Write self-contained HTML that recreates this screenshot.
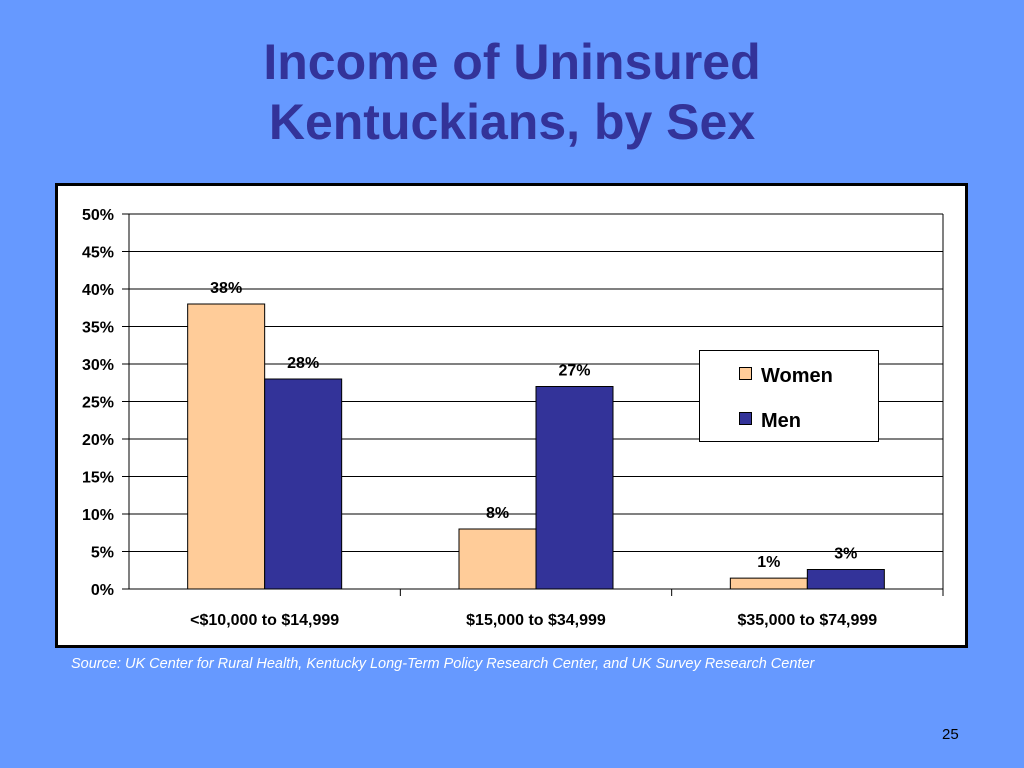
<!DOCTYPE html>
<html><head><meta charset="utf-8"><style>
body{margin:0;width:1024px;height:768px;background:#6699FF;position:relative;overflow:hidden;font-family:"Liberation Sans",Arial,sans-serif}
#title{position:absolute;left:0;width:1024px;top:32px;text-align:center;color:#333399;font-weight:bold;font-size:50px;line-height:60px}
#src{position:absolute;left:71px;top:656px;color:#fff;font-style:italic;font-size:14.5px}
#pg{position:absolute;left:942px;top:726px;color:#000;font-size:15px}
svg{position:absolute;left:0;top:0}
</style></head><body>
<div id="title">Income of Uninsured<br>Kentuckians, by Sex</div>
<svg width="1024" height="768" id="chart">
<rect x="56.5" y="184.5" width="910" height="462" fill="#fff" stroke="#000" stroke-width="3"/>
<g id="g"></g>
</svg>
<div id="src">Source: UK Center for Rural Health, Kentucky Long-Term Policy Research Center, and UK Survey Research Center</div>
<div id="pg">25</div>
<script>
const categories=["<$10,000 to $14,999","$15,000 to $34,999","$35,000 to $74,999"];
const women=[38,8,1.45];
const men=[28,27,2.6];
const womenLabels=["38%","8%","1%"];
const menLabels=["28%","27%","3%"];
const ticks=[0,5,10,15,20,25,30,35,40,45,50];
const NS="http://www.w3.org/2000/svg",g=document.getElementById('g');
const L=129,R=943,T=214,B=589;
const y=v=>B-(v/50)*(B-T);
const gw=(R-L)/categories.length,bw=77;
function el(t,a,txt){const e=document.createElementNS(NS,t);for(const k in a)e.setAttribute(k,a[k]);if(txt!=null)e.textContent=txt;g.appendChild(e);return e;}
ticks.forEach(t=>{
 const l=el('line',{x1:t?L:122,x2:R,y1:y(t),y2:y(t),stroke:'#000','stroke-width':1});
 
 
 if(t){const k=el('line',{x1:122,x2:L,y1:y(t),y2:y(t),stroke:'#000'});}
 const tx=el('text',{x:114,y:y(t)+6,'text-anchor':'end','font-size':16,'font-weight':'bold'},t+'%');
 
 
});
let ax=el('line',{x1:L,x2:L,y1:T,y2:B,stroke:'#000'});
ax=el('line',{x1:R,x2:R,y1:T,y2:B,stroke:'#000'});
categories.forEach((c,i)=>{
 const cx=L+gw*(i+0.5);
 const tk=el('line',{x1:L+gw*(i+1),x2:L+gw*(i+1),y1:B,y2:B+7,stroke:'#000'});
 
 
 const b1=el('rect',{x:cx-bw,y:y(women[i]),width:bw,height:B-y(women[i]),fill:'#FFCC99',stroke:'#000','stroke-width':1});
 
 
 const b2=el('rect',{x:cx,y:y(men[i]),width:bw,height:B-y(men[i]),fill:'#333399',stroke:'#000','stroke-width':1});
 
 
 const l1=el('text',{x:cx-bw/2,y:y(women[i])-11,'text-anchor':'middle','font-size':16,'font-weight':'bold'},womenLabels[i]);
 
 
 const l2=el('text',{x:cx+bw/2,y:y(men[i])-11,'text-anchor':'middle','font-size':16,'font-weight':'bold'},menLabels[i]);
 
 
 const xl=el('text',{x:cx,y:625,'text-anchor':'middle','font-size':16,'font-weight':'bold'},c);
 
 
});
const lg=el('rect',{x:699.5,y:350.5,width:179,height:91,fill:'#fff',stroke:'#000'});


[['Women','#FFCC99',375],['Men','#333399',420]].forEach(([n,c,yy])=>{
 const s=el('rect',{x:739.5,y:yy-7.5,width:12,height:12,fill:c,stroke:'#000'});
 
 
 const t=el('text',{x:761,y:yy+7,'font-size':20,'font-weight':'bold'},n);
 
 
});
</script>
</body></html>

Goal: Give every line back word for word and leave the pictures out.

Reply to the exercise:
Write self-contained HTML that recreates this screenshot.
<!DOCTYPE html>
<html><head><meta charset="utf-8"><style>
body{margin:0;width:1024px;height:768px;background:#6699FF;position:relative;overflow:hidden;font-family:"Liberation Sans",Arial,sans-serif}
#title{position:absolute;left:0;width:1024px;top:32px;text-align:center;color:#333399;font-weight:bold;font-size:50px;line-height:60px}
#src{position:absolute;left:71px;top:656px;color:#fff;font-style:italic;font-size:14.5px}
#pg{position:absolute;left:942px;top:726px;color:#000;font-size:15px}
svg{position:absolute;left:0;top:0}
</style></head><body>
<div id="title">Income of Uninsured<br>Kentuckians, by Sex</div>
<svg width="1024" height="768" id="chart">
<rect x="56.5" y="184.5" width="910" height="462" fill="#fff" stroke="#000" stroke-width="3"/>
<g id="g"></g>
</svg>
<div id="src">Source: UK Center for Rural Health, Kentucky Long-Term Policy Research Center, and UK Survey Research Center</div>
<div id="pg">25</div>
<script>
const categories=["<$10,000 to $14,999","$15,000 to $34,999","$35,000 to $74,999"];
const women=[38,8,1.45];
const men=[28,27,2.6];
const womenLabels=["38%","8%","1%"];
const menLabels=["28%","27%","3%"];
const ticks=[0,5,10,15,20,25,30,35,40,45,50];
const NS="http://www.w3.org/2000/svg",g=document.getElementById('g');
const L=129,R=943,T=214,B=589;
const y=v=>B-(v/50)*(B-T);
const gw=(R-L)/categories.length,bw=77;
function el(t,a,txt){const e=document.createElementNS(NS,t);for(const k in a)e.setAttribute(k,a[k]);if(txt!=null)e.textContent=txt;g.appendChild(e);return e;}
ticks.forEach(t=>{
 const l=el('line',{x1:t?L:122,x2:R,y1:y(t),y2:y(t),stroke:'#000','stroke-width':1});
 
 
 if(t){const k=el('line',{x1:122,x2:L,y1:y(t),y2:y(t),stroke:'#000'});}
 const tx=el('text',{x:114,y:y(t)+6,'text-anchor':'end','font-size':16,'font-weight':'bold'},t+'%');
 
 
});
let ax=el('line',{x1:L,x2:L,y1:T,y2:B,stroke:'#000'});
ax=el('line',{x1:R,x2:R,y1:T,y2:B,stroke:'#000'});
categories.forEach((c,i)=>{
 const cx=L+gw*(i+0.5);
 const tk=el('line',{x1:L+gw*(i+1),x2:L+gw*(i+1),y1:B,y2:B+7,stroke:'#000'});
 
 
 const b1=el('rect',{x:cx-bw,y:y(women[i]),width:bw,height:B-y(women[i]),fill:'#FFCC99',stroke:'#000','stroke-width':1});
 
 
 const b2=el('rect',{x:cx,y:y(men[i]),width:bw,height:B-y(men[i]),fill:'#333399',stroke:'#000','stroke-width':1});
 
 
 const l1=el('text',{x:cx-bw/2,y:y(women[i])-11,'text-anchor':'middle','font-size':16,'font-weight':'bold'},womenLabels[i]);
 
 
 const l2=el('text',{x:cx+bw/2,y:y(men[i])-11,'text-anchor':'middle','font-size':16,'font-weight':'bold'},menLabels[i]);
 
 
 const xl=el('text',{x:cx,y:625,'text-anchor':'middle','font-size':16,'font-weight':'bold'},c);
 
 
});
const lg=el('rect',{x:699.5,y:350.5,width:179,height:91,fill:'#fff',stroke:'#000'});


[['Women','#FFCC99',375],['Men','#333399',420]].forEach(([n,c,yy])=>{
 const s=el('rect',{x:739.5,y:yy-7.5,width:12,height:12,fill:c,stroke:'#000'});
 
 
 const t=el('text',{x:761,y:yy+7,'font-size':20,'font-weight':'bold'},n);
 
 
});
</script>
</body></html>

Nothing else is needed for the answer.